begin
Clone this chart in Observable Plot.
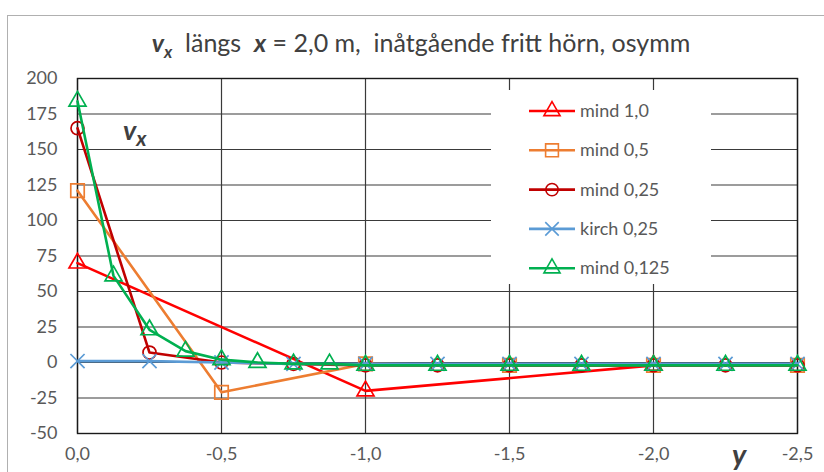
<!DOCTYPE html>
<html><head><meta charset="utf-8">
<script src="https://cdn.jsdelivr.net/npm/d3@7"></script>
<script src="https://cdn.jsdelivr.net/npm/@observablehq/plot@0.6"></script>
<style>
html,body{margin:0;padding:0;background:#fff;}
#wrap{position:relative;width:824px;height:472px;overflow:hidden;font-family:Lato,"Open Sans",sans-serif;}
#border{position:absolute;left:7px;top:15px;width:900px;height:600px;border-left:1.5px solid #b0b0b0;border-top:1.5px solid #b0b0b0;}
#title{position:absolute;left:0;width:842px;top:27px;text-align:center;font-size:25px;color:#404040;white-space:pre;}
#title b{font-style:italic;}
#vx{position:absolute;left:123px;top:113px;font-size:27px;font-weight:bold;font-style:italic;color:#404040;}
#ylab{position:absolute;left:732px;top:436px;font-size:29px;font-weight:bold;font-style:italic;color:#404040;}
#legend{position:absolute;left:491px;top:90px;width:220px;height:194px;background:#fff;}
#legend svg{position:absolute;left:0;top:0;}
.lt{position:absolute;left:89px;font-size:18px;color:#595959;white-space:nowrap;}
</style></head>
<body>
<div id="wrap">
<div id="border"></div>
<div id="chart"></div>
<div id="title"><b>v<sub style="font-size:17px">x</sub></b>  längs  <b>x</b> = 2,0 m,  inåtgående fritt hörn, osymm</div>
<div id="vx">v<sub style="font-size:21px">x</sub></div>
<div id="ylab">y</div>
<div id="legend"></div>
</div>
<script>
// Series data (position y [m], value vx)
const seriesNames = ["mind 1,0", "mind 0,5", "mind 0,25", "kirch 0,25", "mind 0,125"];
const seriesColors = ["#FF0000", "#ED7D31", "#C00000", "#5B9BD5", "#00B050"];
const seriesSymbols = ["triangle", "square", "circle", "times", "triangle"];
const seriesR = [6.3, 7.6, 6.5, 6.5, 6.3];

const mind10_y = [0, -1, -2];
const mind10_v = [70, -20, -2];

const mind05_y = [0, -0.5, -1, -1.5, -2, -2.5];
const mind05_v = [121, -21, -1, -2, -2, -2];

const mind025_y = [0, -0.25, -0.5, -0.75, -1, -1.25, -1.5, -1.75, -2, -2.25, -2.5];
const mind025_v = [165, 7, 0, -1, -2, -2, -2, -2, -2, -2, -2];

const kirch025_y = [0, -0.25, -0.5, -0.75, -1, -1.25, -1.5, -1.75, -2, -2.25, -2.5];
const kirch025_v = [1, 1, 0, -1, -1, -1, -1, -1, -1, -1, -1];

const mind0125_y = [0, -0.125, -0.25, -0.375, -0.5, -0.625, -0.75, -0.875, -1, -1.25, -1.5, -1.75, -2, -2.25, -2.5];
const mind0125_v = [184, 61, 23, 8, 2, 0, -1, -1, -2, -2, -2, -2, -2, -2, -2];

const xTicks = [0, -0.5, -1, -1.5, -2, -2.5];
const yTicks = [-50, -25, 0, 25, 50, 75, 100, 125, 150, 175, 200];

const seriesY = [mind10_y, mind05_y, mind025_y, kirch025_y, mind0125_y];
const seriesV = [mind10_v, mind05_v, mind025_v, kirch025_v, mind0125_v];

const comma1 = d => d3.format(".1f")(d).replace("−", "-").replace(".", ",");

const marks = [
  Plot.gridY(yTicks, {stroke: "#3a3a3a", strokeOpacity: 1, strokeWidth: 1.2}),
  Plot.gridX(xTicks, {stroke: "#3a3a3a", strokeOpacity: 1, strokeWidth: 1.2}),
  Plot.frame({stroke: "#1a1a1a", strokeWidth: 1.4}),
  Plot.axisY(yTicks, {label: null, tickSize: 0, tickPadding: 20, fontSize: 18, color: "#595959", tickFormat: d => String(d)}),
  Plot.axisX(xTicks, {label: null, tickSize: 0, tickPadding: 14, fontSize: 18, color: "#595959", tickFormat: comma1})
];
seriesNames.forEach((name, i) => {
  const rows = seriesY[i].map((y, j) => ({y, v: seriesV[i][j]}));
  marks.push(Plot.line(rows, {x: "y", y: "v", stroke: seriesColors[i], strokeWidth: 2.6}));
  marks.push(Plot.dot(rows, {x: "y", y: "v", symbol: () => seriesSymbols[i], r: seriesR[i], stroke: seriesColors[i], fill: "none", strokeWidth: 1.7}));
});

const chart = Plot.plot({
  width: 824, height: 472,
  marginLeft: 77, marginRight: 27, marginTop: 78, marginBottom: 39,
  style: {fontFamily: "Lato, 'Open Sans', sans-serif", background: "transparent"},
  x: {domain: [0, -2.5], axis: null},
  y: {domain: [-50, 200], axis: null},
  symbol: {domain: ["triangle","square","circle","times"], range: ["triangle","square","circle","times"]},
  marks
});
document.getElementById("chart").appendChild(chart);

// legend
const leg = d3.select("#legend");
const svg = leg.append("svg").attr("width", 220).attr("height", 194);
const symMap = {triangle: d3.symbolTriangle, square: d3.symbolSquare, circle: d3.symbolCircle, times: d3.symbolTimes};
seriesNames.forEach((name, i) => {
  const cy = 21 + i * 39.3;
  const rr = seriesR[i] * 0.95;
  svg.append("line").attr("x1", 38).attr("x2", 84).attr("y1", cy).attr("y2", cy)
    .attr("stroke", seriesColors[i]).attr("stroke-width", 2.6);
  svg.append("path").attr("d", d3.symbol(symMap[seriesSymbols[i]], Math.PI * rr * rr)())
    .attr("transform", `translate(61,${cy})`).attr("fill", "none")
    .attr("stroke", seriesColors[i]).attr("stroke-width", 1.6);
  leg.append("div").attr("class", "lt").style("top", (cy - 12) + "px").text(name);
});
</script>
</body></html>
end
• EXERCISE GOAL: Leave out the pictures and restate, word for word, the lines from the top of the data through the line containing "const mind05_v = [121, -21, -1, -2, -2, -2];", both included.

• THE REPLY:
Clone this chart in Observable Plot.
<!DOCTYPE html>
<html><head><meta charset="utf-8">
<script src="https://cdn.jsdelivr.net/npm/d3@7"></script>
<script src="https://cdn.jsdelivr.net/npm/@observablehq/plot@0.6"></script>
<style>
html,body{margin:0;padding:0;background:#fff;}
#wrap{position:relative;width:824px;height:472px;overflow:hidden;font-family:Lato,"Open Sans",sans-serif;}
#border{position:absolute;left:7px;top:15px;width:900px;height:600px;border-left:1.5px solid #b0b0b0;border-top:1.5px solid #b0b0b0;}
#title{position:absolute;left:0;width:842px;top:27px;text-align:center;font-size:25px;color:#404040;white-space:pre;}
#title b{font-style:italic;}
#vx{position:absolute;left:123px;top:113px;font-size:27px;font-weight:bold;font-style:italic;color:#404040;}
#ylab{position:absolute;left:732px;top:436px;font-size:29px;font-weight:bold;font-style:italic;color:#404040;}
#legend{position:absolute;left:491px;top:90px;width:220px;height:194px;background:#fff;}
#legend svg{position:absolute;left:0;top:0;}
.lt{position:absolute;left:89px;font-size:18px;color:#595959;white-space:nowrap;}
</style></head>
<body>
<div id="wrap">
<div id="border"></div>
<div id="chart"></div>
<div id="title"><b>v<sub style="font-size:17px">x</sub></b>  längs  <b>x</b> = 2,0 m,  inåtgående fritt hörn, osymm</div>
<div id="vx">v<sub style="font-size:21px">x</sub></div>
<div id="ylab">y</div>
<div id="legend"></div>
</div>
<script>
// Series data (position y [m], value vx)
const seriesNames = ["mind 1,0", "mind 0,5", "mind 0,25", "kirch 0,25", "mind 0,125"];
const seriesColors = ["#FF0000", "#ED7D31", "#C00000", "#5B9BD5", "#00B050"];
const seriesSymbols = ["triangle", "square", "circle", "times", "triangle"];
const seriesR = [6.3, 7.6, 6.5, 6.5, 6.3];

const mind10_y = [0, -1, -2];
const mind10_v = [70, -20, -2];

const mind05_y = [0, -0.5, -1, -1.5, -2, -2.5];
const mind05_v = [121, -21, -1, -2, -2, -2];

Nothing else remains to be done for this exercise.